Western Downs Regional Council Mayor Paul McVeigh said the council needed time to work through a process but said at this stage it did not have plans to hold a community meeting.
He said only a small amount of residents had submitted formal complaints to council.
"We do know the issues and we are actually going through those and we have had enough feedback,” he said.
"It will all have to go back to full council meetings, it will take a bit of time.
"We are reviewing it and we are going through a process and it is a complicated process.
"We have to provide a vibrant community so it is attractive for business to come here, people need to have patience because this council is very much focused on building our economy to put value back into what has decreased.”

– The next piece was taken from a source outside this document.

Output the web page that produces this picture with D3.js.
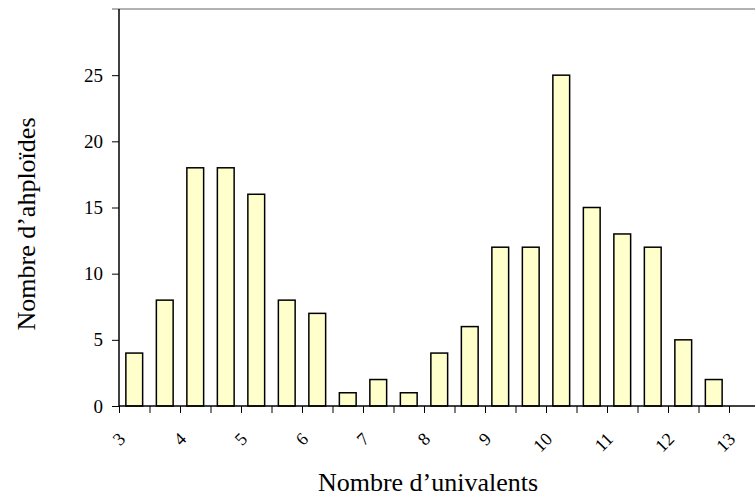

Many residents, including Ms Bamberry, say they believe the council is determining rates based upon an assumption of 'capacity to pay'. Guidelines outlined by The Department of Infrastructure, Local Government and Planning on equity and fairness in rating, recommends local governments "ensure a fair and equitable system is implemented for the benefit of all ratepayers”.
Furthermore, it stipulates that "local governments must be mindful not to take into account the 'capacity of the owner of land' to pay rates”.
Ms Bamberry said she did not believe WDRC was following the guidelines and highlighted its lack of consultation in response to the department's best practice guidelines.
The guidelines call on councils to consult with ratepayers on significant increases to rates.
"Basically the council are elected as our representatives, they are elected by the communmity and they are paid by the money we pay,” she said.
"They work for us and they need to be able to speak to us as a group and listen to how people feel. You can't sit in an office and not listen to the people because they are the ones that voted for you.”